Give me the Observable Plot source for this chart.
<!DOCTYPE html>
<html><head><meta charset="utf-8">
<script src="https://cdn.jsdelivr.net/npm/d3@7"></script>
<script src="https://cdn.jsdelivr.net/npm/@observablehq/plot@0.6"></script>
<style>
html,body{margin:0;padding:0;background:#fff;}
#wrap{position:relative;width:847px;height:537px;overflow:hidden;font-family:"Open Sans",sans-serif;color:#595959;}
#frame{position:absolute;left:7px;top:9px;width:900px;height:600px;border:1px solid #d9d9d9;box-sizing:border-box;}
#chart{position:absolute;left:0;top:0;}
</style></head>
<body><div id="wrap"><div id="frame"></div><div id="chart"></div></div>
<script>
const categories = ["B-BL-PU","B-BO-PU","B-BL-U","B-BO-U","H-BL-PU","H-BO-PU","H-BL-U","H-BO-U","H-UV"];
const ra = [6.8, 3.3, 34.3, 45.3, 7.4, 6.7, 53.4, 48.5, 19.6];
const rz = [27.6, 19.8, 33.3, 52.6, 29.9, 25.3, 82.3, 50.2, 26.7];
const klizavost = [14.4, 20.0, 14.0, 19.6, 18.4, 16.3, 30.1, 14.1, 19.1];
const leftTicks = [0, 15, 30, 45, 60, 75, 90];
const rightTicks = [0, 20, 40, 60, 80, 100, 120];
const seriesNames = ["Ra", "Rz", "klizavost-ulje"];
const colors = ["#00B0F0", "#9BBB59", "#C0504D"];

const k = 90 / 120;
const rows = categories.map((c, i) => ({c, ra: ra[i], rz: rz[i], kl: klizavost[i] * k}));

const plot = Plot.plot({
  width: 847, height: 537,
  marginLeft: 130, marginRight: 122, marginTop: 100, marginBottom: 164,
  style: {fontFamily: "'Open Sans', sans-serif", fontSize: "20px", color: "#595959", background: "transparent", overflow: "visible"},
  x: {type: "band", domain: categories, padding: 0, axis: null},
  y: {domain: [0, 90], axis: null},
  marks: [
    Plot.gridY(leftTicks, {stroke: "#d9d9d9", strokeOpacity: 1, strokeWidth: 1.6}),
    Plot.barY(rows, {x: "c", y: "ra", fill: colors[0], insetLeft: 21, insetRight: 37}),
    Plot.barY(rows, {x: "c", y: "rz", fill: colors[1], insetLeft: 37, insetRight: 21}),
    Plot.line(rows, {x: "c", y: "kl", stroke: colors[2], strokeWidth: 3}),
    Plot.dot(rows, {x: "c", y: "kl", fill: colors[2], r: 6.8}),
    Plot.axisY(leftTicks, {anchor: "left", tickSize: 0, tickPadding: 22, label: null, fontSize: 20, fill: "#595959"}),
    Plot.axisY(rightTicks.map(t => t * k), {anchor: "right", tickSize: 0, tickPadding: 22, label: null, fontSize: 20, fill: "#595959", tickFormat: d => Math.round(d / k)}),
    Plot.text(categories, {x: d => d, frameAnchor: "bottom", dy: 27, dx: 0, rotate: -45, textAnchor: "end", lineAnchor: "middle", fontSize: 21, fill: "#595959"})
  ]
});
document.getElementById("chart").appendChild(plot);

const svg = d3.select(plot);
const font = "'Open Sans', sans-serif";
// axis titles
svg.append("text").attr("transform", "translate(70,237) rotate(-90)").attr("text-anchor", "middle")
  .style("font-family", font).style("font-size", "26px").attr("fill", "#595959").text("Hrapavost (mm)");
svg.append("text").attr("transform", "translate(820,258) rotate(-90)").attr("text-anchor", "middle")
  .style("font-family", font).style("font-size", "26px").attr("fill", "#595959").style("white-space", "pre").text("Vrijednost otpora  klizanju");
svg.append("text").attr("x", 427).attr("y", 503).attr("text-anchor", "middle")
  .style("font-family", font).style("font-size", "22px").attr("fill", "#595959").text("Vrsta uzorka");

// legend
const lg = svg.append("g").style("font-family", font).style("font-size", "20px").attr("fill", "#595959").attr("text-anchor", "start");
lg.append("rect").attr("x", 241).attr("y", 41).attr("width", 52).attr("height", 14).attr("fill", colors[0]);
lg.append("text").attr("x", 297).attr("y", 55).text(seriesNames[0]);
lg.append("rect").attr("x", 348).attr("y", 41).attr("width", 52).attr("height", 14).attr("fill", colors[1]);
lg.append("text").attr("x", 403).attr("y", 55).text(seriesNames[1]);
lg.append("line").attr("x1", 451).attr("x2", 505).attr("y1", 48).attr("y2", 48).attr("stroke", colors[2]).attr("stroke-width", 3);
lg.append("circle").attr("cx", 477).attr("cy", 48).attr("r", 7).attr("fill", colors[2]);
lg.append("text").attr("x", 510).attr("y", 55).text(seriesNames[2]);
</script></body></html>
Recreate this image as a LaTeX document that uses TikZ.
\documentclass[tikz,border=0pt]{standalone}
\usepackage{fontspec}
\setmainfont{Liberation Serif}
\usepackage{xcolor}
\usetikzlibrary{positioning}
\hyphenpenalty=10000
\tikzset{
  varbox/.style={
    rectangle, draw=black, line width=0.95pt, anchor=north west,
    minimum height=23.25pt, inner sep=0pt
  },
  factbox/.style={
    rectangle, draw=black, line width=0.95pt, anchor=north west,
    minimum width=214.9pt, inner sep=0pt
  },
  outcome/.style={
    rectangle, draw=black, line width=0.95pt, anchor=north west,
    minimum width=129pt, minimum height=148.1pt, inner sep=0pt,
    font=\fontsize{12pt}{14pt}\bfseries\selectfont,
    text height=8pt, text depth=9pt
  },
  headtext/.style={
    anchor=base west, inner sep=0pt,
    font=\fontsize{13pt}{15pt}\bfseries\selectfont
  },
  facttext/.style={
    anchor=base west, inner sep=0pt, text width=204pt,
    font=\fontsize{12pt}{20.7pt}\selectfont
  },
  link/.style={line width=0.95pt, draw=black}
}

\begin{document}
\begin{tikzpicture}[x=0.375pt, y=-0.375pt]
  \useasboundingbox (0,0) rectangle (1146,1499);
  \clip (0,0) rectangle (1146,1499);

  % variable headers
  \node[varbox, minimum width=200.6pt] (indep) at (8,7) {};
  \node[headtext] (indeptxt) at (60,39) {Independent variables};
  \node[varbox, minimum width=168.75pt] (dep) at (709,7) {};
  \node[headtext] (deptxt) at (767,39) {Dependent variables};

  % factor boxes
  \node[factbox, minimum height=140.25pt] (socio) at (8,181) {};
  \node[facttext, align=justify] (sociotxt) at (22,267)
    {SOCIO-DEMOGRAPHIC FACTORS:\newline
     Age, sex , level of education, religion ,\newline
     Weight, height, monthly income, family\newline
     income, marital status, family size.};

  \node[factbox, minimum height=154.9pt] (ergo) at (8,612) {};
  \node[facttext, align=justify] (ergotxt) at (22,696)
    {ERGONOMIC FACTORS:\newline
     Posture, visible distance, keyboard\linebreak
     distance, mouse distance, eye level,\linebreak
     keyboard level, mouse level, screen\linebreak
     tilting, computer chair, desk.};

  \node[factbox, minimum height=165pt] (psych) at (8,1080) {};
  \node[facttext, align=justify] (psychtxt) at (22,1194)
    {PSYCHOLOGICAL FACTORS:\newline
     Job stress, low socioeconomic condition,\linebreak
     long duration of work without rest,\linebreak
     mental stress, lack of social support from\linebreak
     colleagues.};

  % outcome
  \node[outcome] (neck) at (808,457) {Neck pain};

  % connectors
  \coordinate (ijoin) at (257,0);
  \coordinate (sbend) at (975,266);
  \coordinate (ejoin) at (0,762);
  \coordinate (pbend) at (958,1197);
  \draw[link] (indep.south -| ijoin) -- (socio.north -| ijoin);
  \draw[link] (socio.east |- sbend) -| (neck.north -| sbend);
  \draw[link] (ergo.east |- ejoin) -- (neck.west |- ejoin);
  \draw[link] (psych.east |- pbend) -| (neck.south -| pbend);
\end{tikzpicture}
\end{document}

### [Stated task]
Output only the lines from the top of the entries through the one holding "const rows = categories.map((c, i)", copied exactly.

### [Exercise output]
Give me the Observable Plot source for this chart.
<!DOCTYPE html>
<html><head><meta charset="utf-8">
<script src="https://cdn.jsdelivr.net/npm/d3@7"></script>
<script src="https://cdn.jsdelivr.net/npm/@observablehq/plot@0.6"></script>
<style>
html,body{margin:0;padding:0;background:#fff;}
#wrap{position:relative;width:847px;height:537px;overflow:hidden;font-family:"Open Sans",sans-serif;color:#595959;}
#frame{position:absolute;left:7px;top:9px;width:900px;height:600px;border:1px solid #d9d9d9;box-sizing:border-box;}
#chart{position:absolute;left:0;top:0;}
</style></head>
<body><div id="wrap"><div id="frame"></div><div id="chart"></div></div>
<script>
const categories = ["B-BL-PU","B-BO-PU","B-BL-U","B-BO-U","H-BL-PU","H-BO-PU","H-BL-U","H-BO-U","H-UV"];
const ra = [6.8, 3.3, 34.3, 45.3, 7.4, 6.7, 53.4, 48.5, 19.6];
const rz = [27.6, 19.8, 33.3, 52.6, 29.9, 25.3, 82.3, 50.2, 26.7];
const klizavost = [14.4, 20.0, 14.0, 19.6, 18.4, 16.3, 30.1, 14.1, 19.1];
const leftTicks = [0, 15, 30, 45, 60, 75, 90];
const rightTicks = [0, 20, 40, 60, 80, 100, 120];
const seriesNames = ["Ra", "Rz", "klizavost-ulje"];
const colors = ["#00B0F0", "#9BBB59", "#C0504D"];

const k = 90 / 120;
const rows = categories.map((c, i) => ({c, ra: ra[i], rz: rz[i], kl: klizavost[i] * k}));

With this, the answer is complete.